Can anyone explain to me how to turn off softmax please? It should be a simple thing to do and I've spent hours on it and have even joined stack overflow just to get this single issue fixed.

Thanks in advance for any help.

2

2 Answers

6
votes

As already mentioned above, you can always reverse the softmax operation that should be straight forward. But if you still want to change the activation you will have to copy weights to a new layer.

import tensorflow as tf

model = tf.keras.applications.ResNet50()
assert model.layers[-1].activation == tf.keras.activations.softmax

config = model.layers[-1].get_config()
weights = [x.numpy() for x in model.layers[-1].weights]

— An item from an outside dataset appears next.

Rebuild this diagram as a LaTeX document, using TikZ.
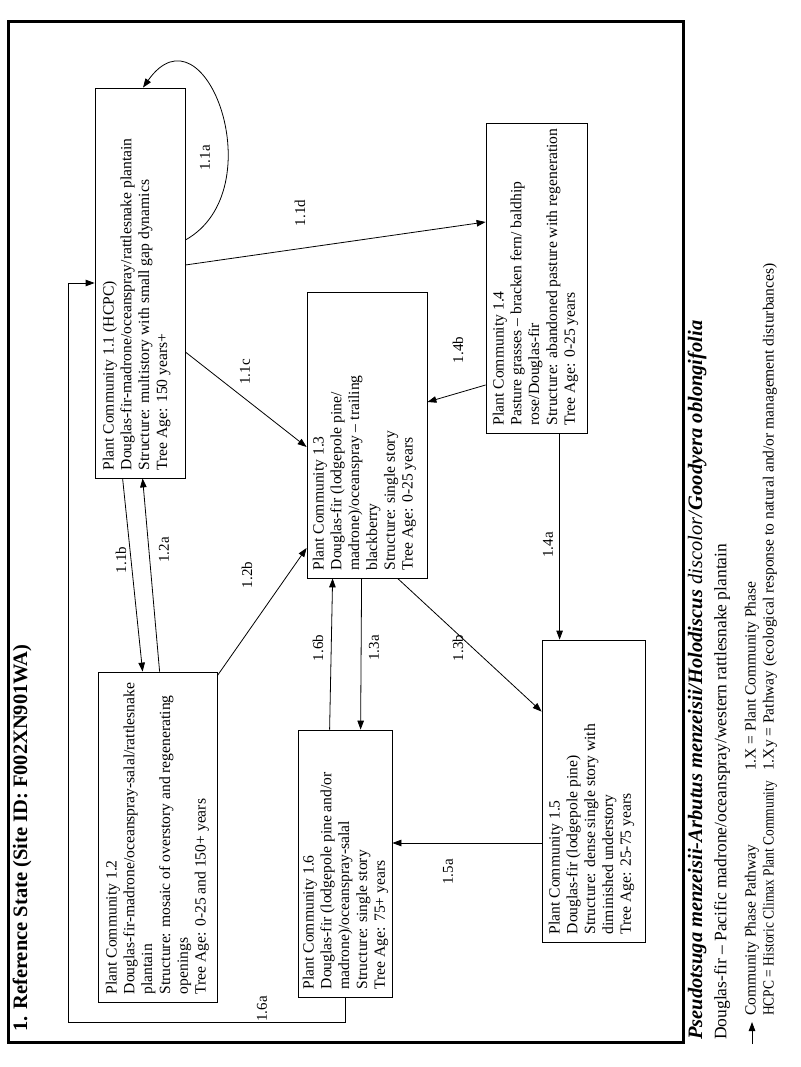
\documentclass[tikz,border=0pt]{standalone}
\usepackage{fontspec}
\usepackage{graphicx}
\setmainfont{Liberation Serif}
\usetikzlibrary{arrows.meta,calc}
\begin{document}
\begin{tikzpicture}[x=1pt,y=1pt,
  box/.style={draw, line width=0.8pt, inner sep=0, rectangle},
  btxt/.style={rotate=90, anchor=north west, align=left, inner sep=0, font=\fontsize{15.6}{17.8}\selectfont},
  lbl/.style={rotate=90, inner sep=0, font=\fontsize{15}{17}\selectfont},
  legt/.style={rotate=90, anchor=west, inner sep=0, font=\fontsize{15.5}{18}\selectfont},
  arr/.style={line width=0.8pt, -{Triangle[length=9pt,width=6.5pt]}}]
\useasboundingbox (0,0) rectangle (800,-1067);
\fill[white] (0,0) rectangle (800,-1067);
\draw[line width=3pt] (8,-22) rectangle (683,-1042);
\node[rotate=90, anchor=west, inner sep=0, font=\fontsize{20.5}{24}\selectfont\bfseries] (title) at (22,-1032) {1. Reference State (Site ID: F002XN901WA)};
% boxes
\node[box, minimum width=90, minimum height=390] (n11) at (140,-283) {};
\node[box, minimum width=119, minimum height=330] (n12) at (157.5,-837) {};
\node[box, minimum width=120, minimum height=286] (n13) at (367,-435) {};
\node[box, minimum width=101, minimum height=310] (n14) at (536.5,-278) {};
\node[box, minimum width=103, minimum height=302] (n15) at (593.5,-791) {};
\node[box, minimum width=94, minimum height=267] (n16) at (345,-863.5) {};
% texts
\node[btxt] (t11) at ([shift={(8,8)}]n11.south west) {Plant Community 1.1 (HCPC)\\Douglas-fir-madrone/oceanspray/rattlesnake plantain\\Structure: multistory with small gap dynamics\\Tree Age: 150 years+};
\node[btxt] (t12) at ([shift={(8,8)}]n12.south west) {Plant Community 1.2\\Douglas-fir-madrone/oceanspray-salal/rattlesnake\\plantain\\Structure: mosaic of overstory and regenerating\\openings\\Tree Age: 0-25 and 150+ years};
\node[btxt] (t13) at ([shift={(6,8)}]n13.south west) {Plant Community 1.3\\Douglas-fir (lodgepole pine/\\madrone)/oceanspray – trailing\\blackberry\\Structure: single story\\Tree Age: 0-25 years};
\node[btxt] (t14) at ([shift={(7,8)}]n14.south west) {Plant Community 1.4\\Pasture grasses – bracken fern/ baldhip\\rose/Douglas-fir\\Structure: abandoned pasture with regeneration\\Tree Age: 0-25 years};
\node[btxt] (t15) at ([shift={(7,8)}]n15.south west) {Plant Community 1.5\\Douglas-fir (lodgepole pine)\\Structure: dense single story with\\diminished understory\\Tree Age: 25-75 years};
\node[btxt] (t16) at ([shift={(5,8)}]n16.south west) {Plant Community 1.6\\Douglas-fir (lodgepole pine and/or\\madrone)/oceanspray-salal\\Structure: single story\\Tree Age: 75+ years};
% connectors
\draw[arr] ([yshift=43]n11.east) .. controls (275,-190) and (205,0) .. ([xshift=3]n11.north);
\node[lbl] (l1a) at (205,-158) {1.1a};
\draw[arr] ([xshift=28]n11.south west) -- ([xshift=45]n12.north west);
\node[lbl] (l1b) at (121,-560) {1.1b};
\draw[arr] ([xshift=62]n12.north west) -- ([xshift=48]n11.south west);
\node[lbl] (l2a) at (164,-550) {1.2a};
\draw[arr] ([yshift=-69]n11.east) -- ([yshift=-12]n13.west);
\node[lbl] (l1c) at (245,-372) {1.1c};
\draw[arr] ([yshift=18]n11.east) -- ([yshift=56]n14.west);
\node[lbl] (l1d) at (300,-213) {1.1d};
\draw[arr] ([yshift=-107]n14.west) -- ([yshift=33]n13.east);
\node[lbl] (l4b) at (458,-350) {1.4b};
\draw[arr] ([xshift=74]n14.south west) -- ([xshift=18]n15.north west);
\node[lbl] (l4a) at (548,-545) {1.4a};
\draw[arr] ([yshift=-4]n12.north east) -- ([yshift=-113]n13.west);
\node[lbl] (l2b) at (247,-575) {1.2b};
\draw[arr] ([xshift=32]n16.north west) -- ([xshift=26]n13.south west);
\node[lbl] (l6b) at (318,-648) {1.6b};
\draw[arr] ([xshift=55]n13.south west) -- ([xshift=63]n16.north west);
\node[lbl] (l3a) at (374,-648) {1.3a};
\draw[arr] ([xshift=91]n13.south west) -- ([yshift=-72]n15.north west);
\node[lbl] (l3b) at (458,-648) {1.3b};
\draw[arr] ([yshift=-52]n15.west) -- ([yshift=20.5]n16.east);
\node[lbl] (l5a) at (448,-872) {1.5a};
\coordinate (c6a) at (68,-1022);
\draw[arr] (n16.south) |- (c6a) |- (n11.west);
\node[lbl] (l6a) at (262,-1009) {1.6a};
% legend
\node[rotate=90, anchor=west, inner sep=0, font=\fontsize{20.5}{24}\selectfont] (sp) at (697,-1040) {\textbf{\textit{Pseudotsuga menzeisii-Arbutus menzeisii/Holodiscus }}\textit{discolor/}\textbf{\textit{Goodyera oblongifolia}}};
\node[rotate=90, anchor=west, inner sep=0, font=\fontsize{17.5}{20}\selectfont] (cn) at (722,-1040) {Douglas-fir – Pacific madrone/oceanspray/western rattlesnake plantain};
\coordinate (lga) at (752,-1044);
\coordinate (lgb) at (752,-1022);
\draw[arr] (lga) -- (lgb);
\node[legt] (lg1) at (752,-1016) {Community Phase Pathway};
\node[legt] (lg2) at (770,-1016) {\scalebox{0.87}[1]{HCPC = Historic Climax Plant Community}};
\node[legt] (lg3) at (752,-771) {1.X = Plant Community Phase};
\node[legt] (lg4) at (770,-771) {1.Xy = Pathway (ecological response to natural and/or management disturbances)};
\end{tikzpicture}
\end{document}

config['activation'] = tf.keras.activations.linear
config['name'] = 'logits'

new_layer = tf.keras.layers.Dense(**config)(model.layers[-2].output)
new_model = tf.keras.Model(inputs=[model.input], outputs=[new_layer])
new_model.layers[-1].set_weights(weights)

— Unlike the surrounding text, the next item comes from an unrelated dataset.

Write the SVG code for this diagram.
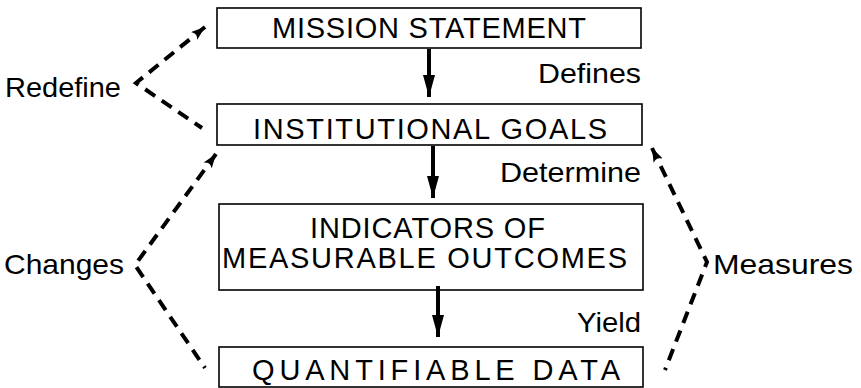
<svg xmlns="http://www.w3.org/2000/svg" width="861" height="388" viewBox="0 0 861 388">
<style>
.box{fill:#fff;stroke:#000;stroke-width:1.6}
.t{font-family:"Liberation Sans",Arial,sans-serif;font-size:29px;fill:#000}
.lbl{font-family:"Liberation Sans",Arial,sans-serif;font-size:28.5px;fill:#000}
.solid{stroke:#000;stroke-width:4;fill:none}
.dash{stroke:#000;stroke-width:4;fill:none;stroke-dasharray:12 8}
</style>
<defs>
<marker id="bigArrow" viewBox="0 0 22 12" refX="22" refY="6" markerWidth="5.5" markerHeight="3" orient="auto" markerUnits="strokeWidth">
<path d="M0,0 L22,6 L0,12 z" fill="#000"/>
</marker>
<marker id="dashArrow" viewBox="0 0 14 10" refX="14" refY="5" markerWidth="3.5" markerHeight="2.5" orient="auto-start-reverse" markerUnits="strokeWidth">
<path d="M0,0 L14,5 L0,10 L3,5 z" fill="#000"/>
</marker>
</defs>
<g id="mission">
<rect class="box" x="217" y="8" width="424" height="40"/>
<text class="t" x="272" y="38" textLength="314" lengthAdjust="spacing">MISSION STATEMENT</text>
</g>
<g id="goals">
<rect class="box" x="217" y="104" width="425" height="41"/>
<text class="t" x="253" y="139" textLength="354" lengthAdjust="spacing">INSTITUTIONAL GOALS</text>
</g>
<g id="indicators">
<rect class="box" x="219" y="204" width="424" height="86"/>
<text class="t" x="310" y="238" textLength="235" lengthAdjust="spacing">INDICATORS OF</text>
<text class="t" x="222" y="268" textLength="405" lengthAdjust="spacing">MEASURABLE OUTCOMES</text>
</g>
<g id="data">
<rect class="box" x="219" y="347" width="424" height="40"/>
<text class="t" x="252" y="380" textLength="368" lengthAdjust="spacing">QUANTIFIABLE DATA</text>
</g>
<g id="connectors">
<line class="solid" x1="429" y1="49" x2="429" y2="97" marker-end="url(#bigArrow)"/>
<line class="solid" x1="433" y1="146" x2="433" y2="198" marker-end="url(#bigArrow)"/>
<line class="solid" x1="438" y1="286" x2="438" y2="337" marker-end="url(#bigArrow)"/>
<polyline class="dash" points="205,27 136,83 202,128" marker-start="url(#dashArrow)"/>
<polyline class="dash" points="216,154 135,265 205,368" marker-start="url(#dashArrow)"/>
<polyline class="dash" points="652,148 707,262 665,370" marker-start="url(#dashArrow)"/>
</g>
<g id="labels">
<text class="lbl" x="538" y="83" textLength="103" lengthAdjust="spacingAndGlyphs">Defines</text>
<text class="lbl" x="500" y="182" textLength="141" lengthAdjust="spacingAndGlyphs">Determine</text>
<text class="lbl" x="577" y="332" textLength="64" lengthAdjust="spacingAndGlyphs">Yield</text>
<text class="lbl" x="5" y="97" textLength="116" lengthAdjust="spacingAndGlyphs">Redefine</text>
<text class="lbl" x="4" y="274" textLength="120" lengthAdjust="spacingAndGlyphs">Changes</text>
<text class="lbl" x="713" y="274" textLength="140" lengthAdjust="spacingAndGlyphs">Measures</text>
</g>
</svg>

assert new_model.layers[-1].activation == tf.keras.activations.linear
-1
votes

Keras is unfortunately not designed around "complex" things like making specific modifications to existing nets. I believe that it is possible to get the output before the activation, but that involves traversing the op graph, and isn't exactly straightforward. I attempted to do that at one point, but found it to be too difficult, and solved my issue in a different way.

If you were making your own model, you could just make the activation a separate layer, and then you can pop the layer off at will. However, since you're using a premade model, you can't do this.

Depending on your exact situation, you have two options that I can see:

  1. If you want a quick hacky solution that isn't perfect but might work well enough, you can simply calculate what it would have been. Softmax is a well-defined equation, so you can simply make an inverse equation, and then apply that to the softmax output. This won't get you the exact output but should be close enough for many situations.
  2. If you want a stable, maintainable solution, just make a new layer without an activation and copy the weights. I agree that this feel weird to do, but it's really not that hard, and I can't think of any rational reason to not do this.